Showing posts with label Phillipe Perrot. Show all posts
Showing posts with label Phillipe Perrot. Show all posts

The Meaning of Clothing

"Clothing is to the body what education is to the mind. Clothing consists of similar elements for everyone, yet it varies according to the taste, attitude, order, care, elegance, and distinction everyone brings to it."
                                               Comtesse de Bassanville, Paris, 1859


Portrait of the Empress Eugenie dressed as Marie Antoinette by Franz Xaver Winterhaller, 1854, oil on canvas
(The Metropolitan Museum of Art, New York City)
In the book Fashioning the Bourgeoisie, Phillipe Perrot compares the origin of clothing with the origin of language, both defined by vast unknowns and complexities. Both clothing and language happen "somewhere in geographical and social space." And while the purpose of clothing is typically thought to be protection, modesty and adornment, the variety of body coverings across time and cultures refutes that. He cites the example of the natives of Tierra del Fuego who remain nude to hunt in the snow.

Perrot asserts that it is "through dress that groups and individuals give themselves meaning." For example, articles of clothing like the equestrienne styled blazer or yoga pants, that originally served functions for hunting or sport, are worn today to signify other qualities like an aristocratic aura or sportiness.

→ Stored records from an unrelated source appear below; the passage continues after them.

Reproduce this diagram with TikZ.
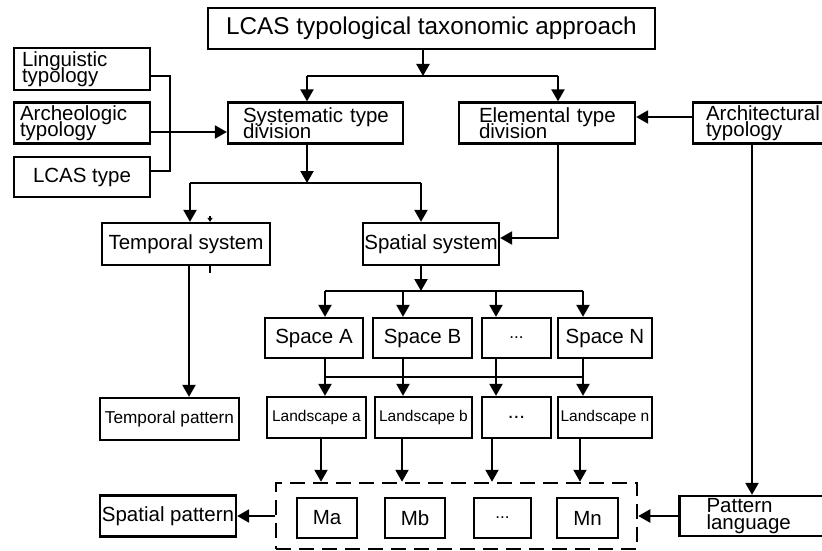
\documentclass[tikz,border=0pt]{standalone}
\usepackage{fontspec}
\setmainfont{Liberation Sans}
\usetikzlibrary{arrows.meta,calc}
\newcommand\tightlns{\lineskiplimit=-30pt\relax\lineskip=0pt\relax}
\begin{document}
\begin{tikzpicture}[x=1pt,y=-1pt,
  line/.style={line width=2.2pt},
  arr/.style={line width=2.2pt,-{Triangle[length=12pt,width=13pt]}},
  box/.style={draw,line width=2.3pt,inner sep=0pt,align=center,font=\fontsize{20.5}{16}\selectfont},
  lbox/.style={draw,line width=2.3pt,inner ysep=0pt,align=left,font=\fontsize{20.5}{16.5}\selectfont\tightlns},
  sbox/.style={box,font=\fontsize{15.5}{16}\selectfont},
  dbox/.style={draw,line width=2.5pt,dash pattern=on 15pt off 8pt}
]
\useasboundingbox (0,0) rectangle (822,551);
\fill[white] (0,0) rectangle (822,551);

% nodes
\node[box,minimum width=447,minimum height=41,font=\fontsize{24.3}{26}\selectfont] (top) at (431.5,28.5) {LCAS typological taxonomic approach};
\node[lbox,text width=120,inner xsep=8,minimum height=42] (ling) at (82,69) {Linguistic\\typology};
\node[lbox,text width=124,inner xsep=6,minimum height=41] (arch) at (82,123) {Archeologic\\typology};
\node[box,minimum width=136,minimum height=40] (lcas) at (82,177) {LCAS type};
\node[lbox,text width=145,inner xsep=15,minimum height=41] (sys) at (315.5,123) {Systematic~type\\division};
\node[lbox,text width=136,inner xsep=20,minimum height=41] (elem) at (547,123) {Elemental~type\\division};
\node[lbox,text width=116,inner xsep=13,minimum height=41] (archi) at (764,123) {Architectural\\typology};
\node[box,minimum width=168,minimum height=42] (tsys) at (186,244) {Temporal system};
\node[box,minimum width=136,minimum height=42] (ssys) at (431,244) {Spatial system};
\node[box,minimum width=139,minimum height=42,font=\fontsize{17.2}{18}\selectfont] (tpat) at (169.5,419) {Temporal pattern};
\node[box,minimum width=98,minimum height=40] (spA) at (314,338) {Space A};
\node[box,minimum width=99,minimum height=40] (spB) at (422.5,338) {Space B};
\node[box,minimum width=69,minimum height=40,font=\fontsize{17}{18}\selectfont] (spD) at (516.5,338) {...};
\node[box,minimum width=94,minimum height=40] (spN) at (605,338) {Space N};
\node[sbox,minimum width=99,minimum height=41] (laA) at (316.5,417.5) {Landscape a};
\node[sbox,minimum width=97,minimum height=41] (laB) at (423.5,417.5) {Landscape b};
\node[box,minimum width=69,minimum height=41,text depth=-4pt] (laD) at (516.5,417.5) {...};
\node[sbox,minimum width=94,minimum height=41] (laN) at (605,417.5) {Landscape n};
\node[dbox,minimum width=361,minimum height=66] (dash) at (456.5,516) {};
\node[box,minimum width=60,minimum height=40] (Ma) at (327,518) {Ma};
\node[box,minimum width=60,minimum height=40] (Mb) at (415,518) {Mb};
\node[box,minimum width=57,minimum height=40,font=\fontsize{17}{18}\selectfont] (MD) at (502.5,518) {...};
\node[box,minimum width=61,minimum height=40] (Mn) at (587.5,518) {Mn};
\node[box,minimum width=136,minimum height=41] (spat) at (168,516) {Spatial pattern};
\node[lbox,text width=115,inner xsep=27,minimum height=40] (plang) at (764,516) {Pattern\\language};

% helper coordinates
\coordinate (b1) at (423,76);
\coordinate (b1L) at (307,76);
\coordinate (b1R) at (558,76);
\coordinate (br) at (170,0);
\coordinate (b2) at (307,183);
\coordinate (b2L) at (190,183);
\coordinate (b2R) at (421,183);
\coordinate (xt) at (189,0);
\coordinate (b3) at (421,291);
\coordinate (b3L) at (325,291);
\coordinate (b3R) at (583,291);
\coordinate (xB) at (403,0);
\coordinate (xD) at (496,0);
\coordinate (b4L) at (325,377);
\coordinate (b4R) at (582,377);
\coordinate (ya) at (321,0);
\coordinate (yb) at (402,0);
\coordinate (yd) at (492,0);
\coordinate (yn) at (580,0);
\coordinate (xr) at (752,0);
\coordinate (tk) at (210,0);

% connectors
\draw[arr] (top.south -| b1) -- (b1);
\draw[line] (b1L) -- (b1R);
\draw[arr] (b1L) -- (sys.north -| b1L);
\draw[arr] (b1R) -- (elem.north -| b1R);
\draw[line] ([yshift=-7pt]ling.east) -| ([yshift=6pt]lcas.east -| br) -- ([yshift=6pt]lcas.east);
\draw[arr] ([yshift=-9pt]arch.east) -- ([yshift=-9pt]sys.west);
\draw[arr] ([yshift=6pt]archi.west) -- ([yshift=6pt]elem.east);
\draw[arr] (sys.south -| b2) -- (b2);
\draw[line] (b2L) -- (b2R);
\draw[arr] (b2L) -- (tsys.north -| b2L);
\draw[arr] (b2R) -- (ssys.north -| b2R);
\draw[arr] (elem.south -| b1R) |- ([yshift=6pt]ssys.east);
\draw[arr] (tsys.south -| xt) -- (tpat.north -| xt);
\draw[arr] (ssys.south -| b3) -- (b3);
\draw[line] (b3L) -- (b3R);
\draw[arr] (b3L) -- (spA.north -| b3L);
\draw[arr] (b3L -| xB) -- (spB.north -| xB);
\draw[arr] (b3L -| xD) -- (spD.north -| xD);
\draw[arr] (b3R) -- (spN.north -| b3R);
\draw[line] (b4L) -- (b4R);
\draw[arr] (spA.south -| b4L) -- (laA.north -| b4L);
\draw[arr] (spB.south -| xB) -- (laB.north -| xB);
\draw[arr] (spD.south -| xD) -- (laD.north -| xD);
\draw[arr] (spN.south -| b3R) -- (laN.north -| b3R);
\draw[arr] (laA.south -| ya) -- (dash.north -| ya);
\draw[arr] (laB.south -| yb) -- (dash.north -| yb);
\draw[arr] (laD.south -| yd) -- (dash.north -| yd);
\draw[arr] (laN.south -| yn) -- (dash.north -| yn);
\draw[arr] (dash.west) -- (spat.east);
\draw[arr] (plang.west) -- (dash.east);
\draw[arr] (archi.south -| xr) -- (plang.north -| xr);

% small tick marks on the temporal system box
\draw[line width=1.5pt,-{Triangle[length=4pt,width=5pt]}] ([yshift=6pt]tsys.north -| tk) -- (tsys.north -| tk);
\draw[line width=1.8pt] (tsys.south -| tk) -- ([yshift=-7pt]tsys.south -| tk);
\end{tikzpicture}
\end{document}
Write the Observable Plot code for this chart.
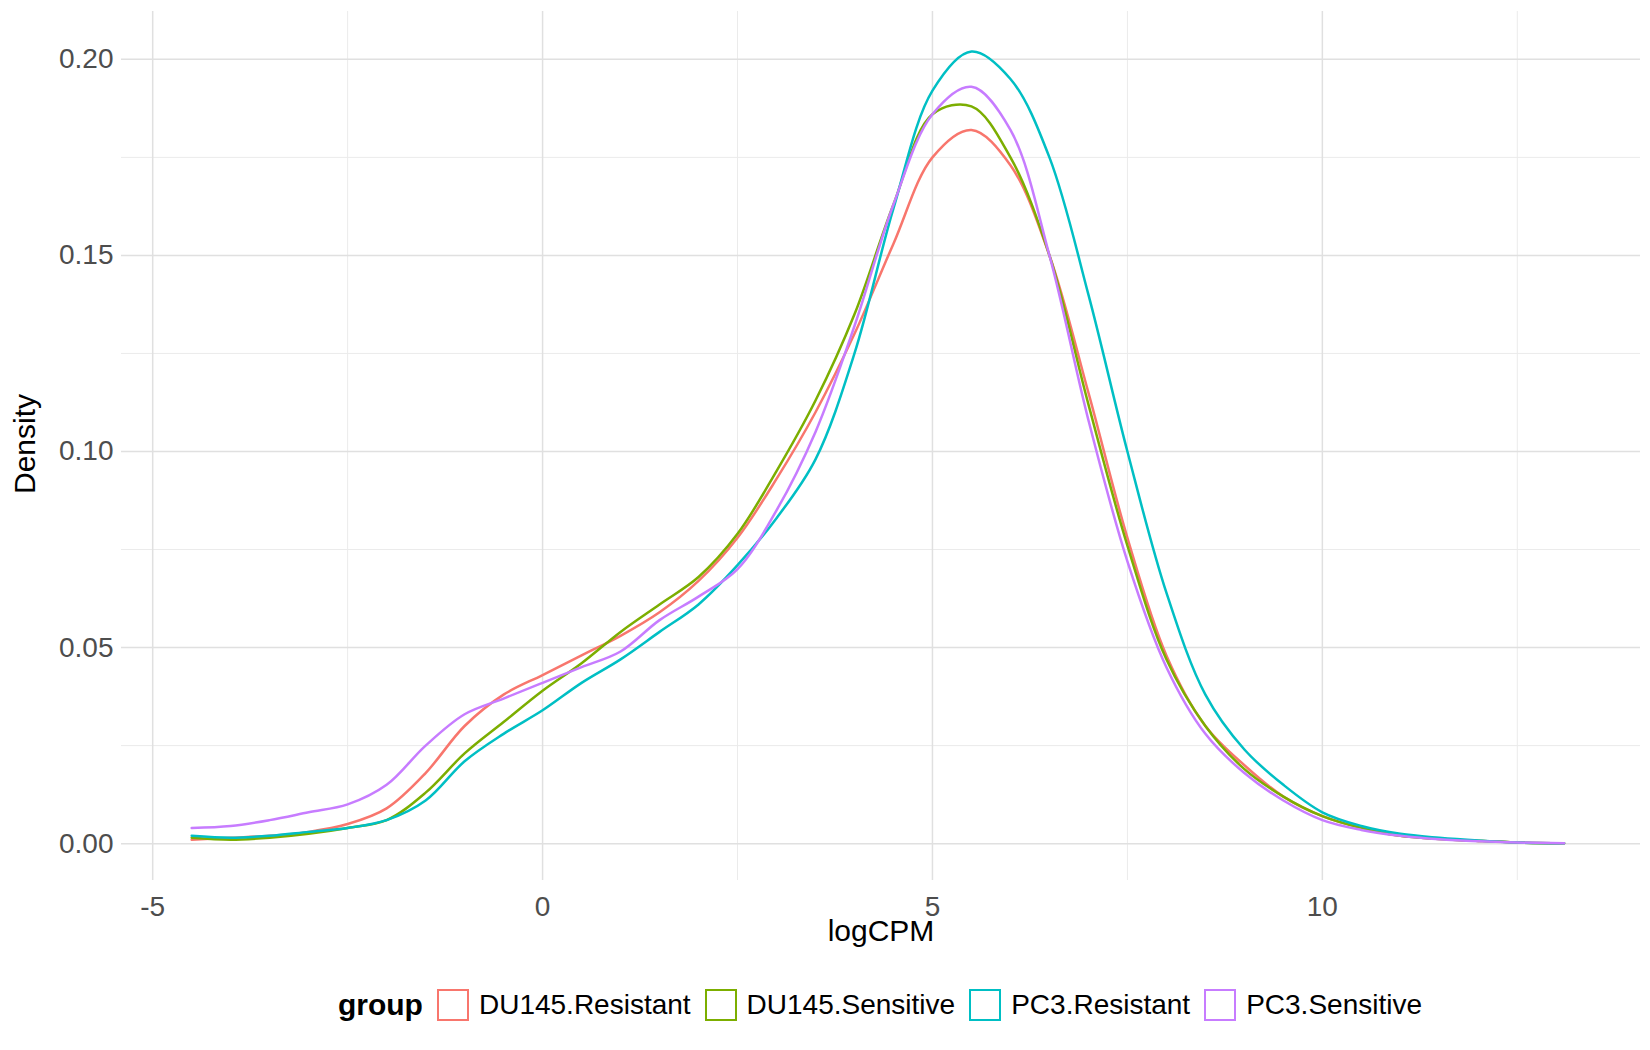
<!DOCTYPE html>
<html><head><meta charset="utf-8">
<script src="https://cdn.jsdelivr.net/npm/d3@7"></script>
<script src="https://cdn.jsdelivr.net/npm/@observablehq/plot@0.6"></script>
<style>
body{margin:0;background:#fff;font-family:"Liberation Sans",Arial,sans-serif;}
#legend{display:flex;justify-content:center;align-items:center;height:70px;font-size:28px;margin-left:110px;margin-top:10px}
.item{display:flex;align-items:center;margin-left:14px}
.sw{width:32px;height:32px;border:2px solid;box-sizing:border-box;margin-right:10px;background:#fff}
</style></head><body>
<div id="chart"></div>
<div id="legend"><b style="font-size:30px">group</b></div>
<script>
const xs = [-4.5,-4,-3.5,-3,-2.5,-2,-1.5,-1,-0.5,0,0.5,1,1.5,2,2.5,3,3.5,4,4.5,5,5.5,6,6.5,7,7.5,8,8.5,9,9.5,10,10.5,11,11.5,12,12.5,13.1];
const groups = ["DU145.Resistant","DU145.Sensitive","PC3.Resistant","PC3.Sensitive"];
const colors = ["#F8766D","#7CAE00","#00BFC4","#C77CFF"];
const du145Res = [0.001,0.0015,0.002,0.003,0.005,0.009,0.018,0.030,0.038,0.043,0.048,0.053,0.059,0.067,0.078,0.093,0.110,0.130,0.153,0.175,0.182,0.173,0.150,0.115,0.078,0.048,0.030,0.020,0.012,0.007,0.004,0.002,0.0012,0.0007,0.0003,0.0001];
const du145Sen = [0.0015,0.001,0.0015,0.0025,0.004,0.006,0.013,0.023,0.031,0.039,0.046,0.054,0.061,0.068,0.079,0.095,0.113,0.135,0.163,0.186,0.188,0.175,0.150,0.112,0.076,0.047,0.030,0.019,0.012,0.007,0.004,0.002,0.0012,0.0007,0.0003,0.0001];
const pc3Res = [0.002,0.0015,0.002,0.003,0.004,0.006,0.011,0.021,0.028,0.034,0.041,0.047,0.054,0.061,0.071,0.083,0.098,0.125,0.162,0.192,0.202,0.195,0.175,0.140,0.100,0.064,0.038,0.024,0.015,0.008,0.0045,0.0025,0.0015,0.0008,0.0003,0.0001];
const pc3Sen = [0.004,0.0045,0.006,0.008,0.010,0.015,0.025,0.033,0.037,0.041,0.045,0.049,0.057,0.063,0.070,0.085,0.105,0.132,0.163,0.186,0.193,0.182,0.150,0.108,0.072,0.045,0.028,0.018,0.011,0.006,0.0035,0.002,0.0011,0.0006,0.0003,0.0001];
const series = [du145Res,du145Sen,pc3Res,pc3Sen];
const data = [];
series.forEach((s,i)=>s.forEach((v,j)=>data.push({group:groups[i],x:xs[j],y:v})));
const plot = Plot.plot({
  width:1650,height:960,marginLeft:121,marginRight:10,marginTop:11,marginBottom:80,
  style:{fontFamily:"Liberation Sans, Arial, sans-serif",fontSize:"28px",background:"#fff"},
  x:{domain:[-5.40,14.08]},
  y:{domain:[-0.0094,0.2122]},
  color:{domain:groups,range:colors},
  marks:[
    Plot.ruleX([-2.5,2.5,7.5,12.5],{stroke:"#ebebeb",strokeWidth:1}),
    Plot.ruleY([0.025,0.075,0.125,0.175],{stroke:"#ebebeb",strokeWidth:1}),
    Plot.ruleX([-5,0,5,10],{stroke:"#e0e0e0",strokeWidth:1.5}),
    Plot.ruleY([0,0.05,0.1,0.15,0.2],{stroke:"#e0e0e0",strokeWidth:1.5}),
    Plot.line(data,{x:"x",y:"y",stroke:"group",z:"group",curve:"catmull-rom",strokeWidth:2.5}),
    Plot.axisX({ticks:[-5,0,5,10],tickFormat:d=>String(d),tickSize:0,tickPadding:16,fill:"#4d4d4d",fontSize:28,label:null}),
    Plot.axisY({ticks:[0,0.05,0.1,0.15,0.2],tickFormat:d3.format(".2f"),tickSize:0,tickPadding:8,fill:"#4d4d4d",fontSize:28,label:null}),
    Plot.text(["logCPM"],{frameAnchor:"bottom",dy:60,fontSize:30,fill:"#000"}),
    Plot.text(["Density"],{frameAnchor:"left",dx:-96,dy:48,rotate:-90,fontSize:30,fill:"#000"})
  ]
});
plot.style.overflow="visible";
document.getElementById("chart").append(plot);
const lg=document.getElementById("legend");
groups.forEach((g,i)=>{const d=document.createElement("div");d.className="item";d.innerHTML=`<div class="sw" style="border-color:${colors[i]}"></div>${g}`;lg.append(d);});
</script></body></html>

"Sign or symbol, clothing affirms and reveals cleavages, hierarchies, and solidarities according to a code guaranteed and perpetuated by society and its institutions." (page 8, Fashioning the Bourgeoisie). Consider the elaborate dress codes of the 19th century in which lace and feathers were forbidden before noon and decolletage, too-ample skirts or showy jewels were in bad taste before evening. And women of a certain age had to forego "bright colors, elegant designs, the latest fashions, and graceful ornaments such as feathers, flowers and jewels." Stepping outside of these dictates left one subject to ridicule and scorn.

It seems to me that with the exception of a few professions like bankers and judges, and perhaps a few formal occasions like weddings, dress codes seem to have been largely abandoned. And even though almost anything goes, clothing still  signifies status and identity. The clues are a lot more subtle, manifesting in cut, quality of textile, fit and also in accessories, especially shoes and handbags. Perhaps that is why prestige labels are so coveted.

Book Review: Fashioning the Bourgeois


If you have a a deep and abiding love of costume history and are able to find this book on the shelves of a library or in a book bin somewhere, don't hesitate to pick it up. It offers a fascinating analysis of the development of fashion in the nineteenth century, incorporating extensive quotations from primary sources of the period. Translated from the French, it is, in parts, dense and scholarly but well written and really quite accessible to both scholars and fashion history aficionados alike.

When this book was first published in 1981 under the original French title Les Dessus et les Dessous de la bourgeoisie, the author Philippe Perrot exploded the myth "that it is futile for historians to study things that seem inconsequential and trivial" like fashion. Most intellectual work on clothing had been to that point done by sociologists or economists. This book lay the groundwork for a body of "cross-disciplinary historical study that is based on the assumption that few, if any, human artifacts are without meaning, in that they are first created by humans and then more-or-less profoundly shape the way we live".  (pg xii of the Preface by Richard Bienvenu).

Fashioning the Bourgeoisie is divided into eleven chapters:
I. Toward a History of Appearances
II. Clothing's Old and New Regimes
III. The Vestimentary Landscape of the Nineteenth Century
IV. Traditional Trades and the Rise of the Nineteenth Century
V. The Department Store and the Spread of Bourgeois Clothing
VI. New Pretentions, New Distinctions
VII. The Imperatives of Propreity
VIII. Deviations from the Norm
IX. Invisible Clothing
X. The Circulation of Fashions
XI. Conclusion

For me, the first chapter - which is on the meaning of clothing - resonated very deeply as I seek to understand the role of fashion in my art practice. Chapter VII on The Imperatives of Propriety is likewise bewitching in the detailed descriptions of the minute requirements for a fashionable woman's wardrobe. Invisible clothing, chapter IX, reveals the history of undergarments, including the corset and crinoline.

If I only owned one book about the 19th century, this would be the one.  Many of the things we take for granted - the availability of ready to wear clothing, the existence of department stores, the emergence of the fashion designer, and differentiation in dress - are rooted in the technical, industrial, commercial and social innovations that happened in the 19th century. I only have this book for a few more days before it has to go back to the stacks of the Robarts Library at the University of Toronto.

P.S. Since writing this post, a reader pointed out that this book is actually available on Amazon. I'm not sure why I didn't check first. The library copy I have is so very old that I assumed it was out of print.